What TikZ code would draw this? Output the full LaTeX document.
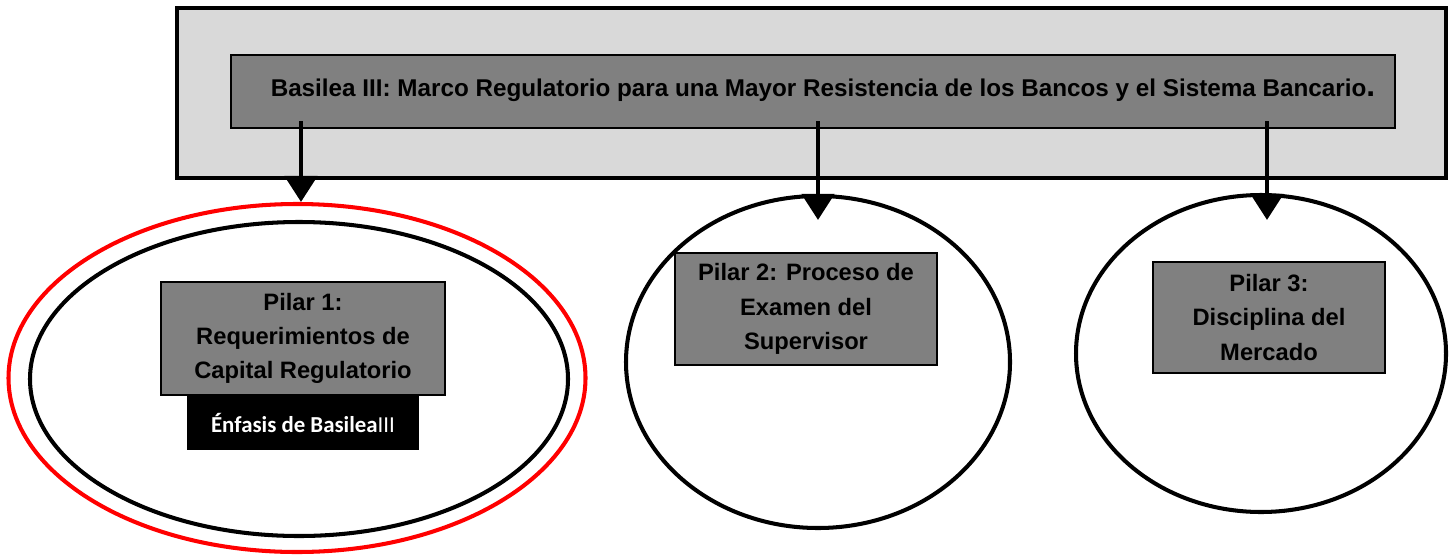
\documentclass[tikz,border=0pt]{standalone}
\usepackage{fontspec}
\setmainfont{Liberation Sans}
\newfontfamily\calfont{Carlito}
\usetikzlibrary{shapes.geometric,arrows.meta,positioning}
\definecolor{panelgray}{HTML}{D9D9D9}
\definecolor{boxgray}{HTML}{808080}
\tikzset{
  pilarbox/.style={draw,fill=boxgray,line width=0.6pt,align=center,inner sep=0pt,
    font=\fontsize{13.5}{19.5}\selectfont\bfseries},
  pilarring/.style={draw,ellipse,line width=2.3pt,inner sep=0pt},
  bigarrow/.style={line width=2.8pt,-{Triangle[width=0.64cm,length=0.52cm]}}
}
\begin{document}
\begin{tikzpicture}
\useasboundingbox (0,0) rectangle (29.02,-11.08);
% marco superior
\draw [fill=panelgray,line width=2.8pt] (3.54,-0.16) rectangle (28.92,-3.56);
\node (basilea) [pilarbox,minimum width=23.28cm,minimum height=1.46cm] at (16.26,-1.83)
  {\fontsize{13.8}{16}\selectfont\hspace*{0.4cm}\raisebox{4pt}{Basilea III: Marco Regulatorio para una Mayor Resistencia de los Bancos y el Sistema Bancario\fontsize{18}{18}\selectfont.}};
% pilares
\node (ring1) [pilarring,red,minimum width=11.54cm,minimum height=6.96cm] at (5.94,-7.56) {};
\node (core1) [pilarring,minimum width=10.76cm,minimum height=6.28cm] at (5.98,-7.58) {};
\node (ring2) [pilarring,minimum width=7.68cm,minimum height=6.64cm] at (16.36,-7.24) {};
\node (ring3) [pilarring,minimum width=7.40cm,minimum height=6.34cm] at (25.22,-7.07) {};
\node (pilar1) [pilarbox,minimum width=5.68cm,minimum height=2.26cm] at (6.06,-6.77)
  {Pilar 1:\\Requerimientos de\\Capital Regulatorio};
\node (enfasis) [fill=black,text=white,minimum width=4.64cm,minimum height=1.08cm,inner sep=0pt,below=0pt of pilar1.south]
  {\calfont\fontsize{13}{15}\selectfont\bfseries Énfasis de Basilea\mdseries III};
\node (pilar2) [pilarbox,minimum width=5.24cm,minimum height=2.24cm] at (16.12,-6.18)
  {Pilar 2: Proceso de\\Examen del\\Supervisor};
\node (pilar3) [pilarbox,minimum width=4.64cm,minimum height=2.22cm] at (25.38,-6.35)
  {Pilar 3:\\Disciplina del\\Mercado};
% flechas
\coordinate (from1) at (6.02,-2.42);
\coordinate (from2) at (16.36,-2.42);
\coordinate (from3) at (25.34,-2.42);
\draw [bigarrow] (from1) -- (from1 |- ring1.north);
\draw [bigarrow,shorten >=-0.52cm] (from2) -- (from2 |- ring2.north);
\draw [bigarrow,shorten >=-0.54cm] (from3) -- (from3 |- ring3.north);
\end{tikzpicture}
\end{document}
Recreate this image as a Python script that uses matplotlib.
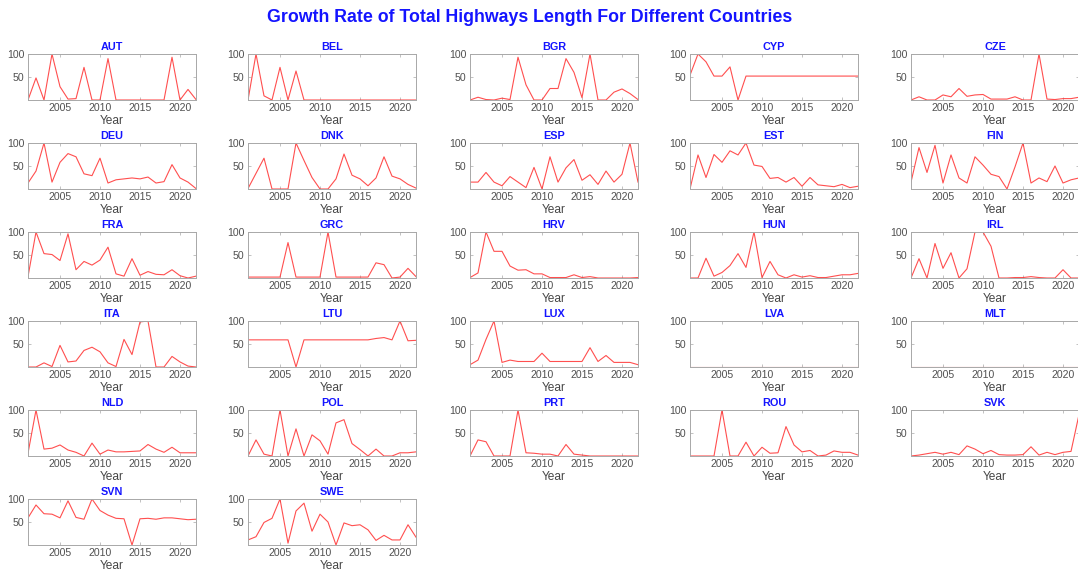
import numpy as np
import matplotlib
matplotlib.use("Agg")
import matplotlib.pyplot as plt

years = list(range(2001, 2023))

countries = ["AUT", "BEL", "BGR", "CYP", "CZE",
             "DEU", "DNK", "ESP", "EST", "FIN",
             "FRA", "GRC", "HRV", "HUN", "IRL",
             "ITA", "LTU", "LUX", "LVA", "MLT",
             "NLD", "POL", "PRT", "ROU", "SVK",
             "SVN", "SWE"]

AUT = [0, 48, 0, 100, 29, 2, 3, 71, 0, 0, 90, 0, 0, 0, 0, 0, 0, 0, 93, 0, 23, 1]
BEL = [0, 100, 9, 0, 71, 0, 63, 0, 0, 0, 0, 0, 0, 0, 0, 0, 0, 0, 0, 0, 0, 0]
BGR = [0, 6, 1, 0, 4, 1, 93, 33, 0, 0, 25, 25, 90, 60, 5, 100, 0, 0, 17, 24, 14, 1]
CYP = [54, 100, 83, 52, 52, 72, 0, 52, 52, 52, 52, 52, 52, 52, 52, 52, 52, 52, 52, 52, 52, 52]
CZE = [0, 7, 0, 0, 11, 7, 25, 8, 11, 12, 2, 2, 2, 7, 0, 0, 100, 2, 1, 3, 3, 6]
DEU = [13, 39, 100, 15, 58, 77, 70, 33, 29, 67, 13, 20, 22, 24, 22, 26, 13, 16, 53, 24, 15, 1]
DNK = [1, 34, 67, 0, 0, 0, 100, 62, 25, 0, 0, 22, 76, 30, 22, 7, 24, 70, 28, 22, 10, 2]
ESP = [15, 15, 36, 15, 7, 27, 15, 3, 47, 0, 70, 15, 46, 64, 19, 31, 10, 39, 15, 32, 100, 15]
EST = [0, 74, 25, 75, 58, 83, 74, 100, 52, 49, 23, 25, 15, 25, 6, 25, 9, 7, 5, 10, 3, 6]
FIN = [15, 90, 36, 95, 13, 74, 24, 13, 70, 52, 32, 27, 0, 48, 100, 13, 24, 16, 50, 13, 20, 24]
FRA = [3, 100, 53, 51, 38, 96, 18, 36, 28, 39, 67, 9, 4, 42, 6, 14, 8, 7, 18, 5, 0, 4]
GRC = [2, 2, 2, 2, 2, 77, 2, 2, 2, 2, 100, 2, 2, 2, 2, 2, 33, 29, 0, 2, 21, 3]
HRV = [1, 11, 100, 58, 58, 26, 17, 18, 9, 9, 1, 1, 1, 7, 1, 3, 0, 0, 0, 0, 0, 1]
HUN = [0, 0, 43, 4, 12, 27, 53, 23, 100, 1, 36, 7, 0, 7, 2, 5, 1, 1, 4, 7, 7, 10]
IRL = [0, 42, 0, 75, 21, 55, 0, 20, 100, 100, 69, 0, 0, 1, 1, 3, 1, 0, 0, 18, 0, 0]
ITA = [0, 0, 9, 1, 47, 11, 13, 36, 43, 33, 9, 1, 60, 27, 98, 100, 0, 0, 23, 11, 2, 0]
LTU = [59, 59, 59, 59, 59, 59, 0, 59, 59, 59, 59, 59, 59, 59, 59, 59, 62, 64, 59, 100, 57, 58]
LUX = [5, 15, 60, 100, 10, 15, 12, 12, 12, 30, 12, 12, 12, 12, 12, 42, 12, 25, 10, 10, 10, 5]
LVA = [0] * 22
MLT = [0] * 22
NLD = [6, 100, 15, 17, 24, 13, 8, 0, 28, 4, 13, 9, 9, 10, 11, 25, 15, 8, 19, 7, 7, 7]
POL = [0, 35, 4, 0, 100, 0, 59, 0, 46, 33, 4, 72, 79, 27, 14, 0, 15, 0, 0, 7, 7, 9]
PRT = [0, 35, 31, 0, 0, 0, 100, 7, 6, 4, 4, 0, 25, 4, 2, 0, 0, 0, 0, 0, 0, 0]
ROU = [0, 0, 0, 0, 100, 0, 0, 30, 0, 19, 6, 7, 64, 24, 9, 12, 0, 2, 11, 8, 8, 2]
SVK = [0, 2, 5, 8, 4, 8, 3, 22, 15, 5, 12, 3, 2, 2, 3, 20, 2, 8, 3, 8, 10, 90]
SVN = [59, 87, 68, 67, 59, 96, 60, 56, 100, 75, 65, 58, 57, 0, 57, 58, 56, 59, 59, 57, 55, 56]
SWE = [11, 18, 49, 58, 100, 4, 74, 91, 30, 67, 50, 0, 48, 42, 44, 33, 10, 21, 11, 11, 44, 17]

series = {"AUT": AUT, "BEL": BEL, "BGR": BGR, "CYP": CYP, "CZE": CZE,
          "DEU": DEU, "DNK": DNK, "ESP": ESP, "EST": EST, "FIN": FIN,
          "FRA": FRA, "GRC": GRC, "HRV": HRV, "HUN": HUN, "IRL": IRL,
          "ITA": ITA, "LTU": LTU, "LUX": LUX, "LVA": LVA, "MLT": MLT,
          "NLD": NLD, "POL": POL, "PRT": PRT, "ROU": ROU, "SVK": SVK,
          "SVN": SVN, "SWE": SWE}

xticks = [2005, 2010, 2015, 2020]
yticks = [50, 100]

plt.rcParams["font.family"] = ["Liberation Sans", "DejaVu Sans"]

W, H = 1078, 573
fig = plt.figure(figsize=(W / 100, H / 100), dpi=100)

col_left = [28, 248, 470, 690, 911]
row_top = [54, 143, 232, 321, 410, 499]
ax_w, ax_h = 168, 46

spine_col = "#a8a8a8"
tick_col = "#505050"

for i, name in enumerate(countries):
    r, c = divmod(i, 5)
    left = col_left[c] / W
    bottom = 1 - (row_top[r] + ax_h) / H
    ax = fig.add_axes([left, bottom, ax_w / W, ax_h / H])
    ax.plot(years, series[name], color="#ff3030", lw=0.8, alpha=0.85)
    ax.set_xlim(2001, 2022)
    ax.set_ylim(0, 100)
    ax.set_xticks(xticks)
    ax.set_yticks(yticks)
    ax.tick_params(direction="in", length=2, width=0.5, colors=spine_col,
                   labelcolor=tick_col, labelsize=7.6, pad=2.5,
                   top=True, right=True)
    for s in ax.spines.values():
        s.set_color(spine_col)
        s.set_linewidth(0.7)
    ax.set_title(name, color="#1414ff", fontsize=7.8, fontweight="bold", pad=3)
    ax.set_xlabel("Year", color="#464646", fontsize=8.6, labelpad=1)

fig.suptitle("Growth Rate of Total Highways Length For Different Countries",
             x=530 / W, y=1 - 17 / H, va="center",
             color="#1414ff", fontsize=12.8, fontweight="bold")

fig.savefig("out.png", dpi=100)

● ● ● ● ●

### Goal
In the listing above, find the line containing "Recreate this image" and the line containing "years = list(range(2001, 2023))", then output those two lines and everything between them exactly as written, without the images.

### Task answer
Recreate this image as a Python script that uses matplotlib.
import numpy as np
import matplotlib
matplotlib.use("Agg")
import matplotlib.pyplot as plt

years = list(range(2001, 2023))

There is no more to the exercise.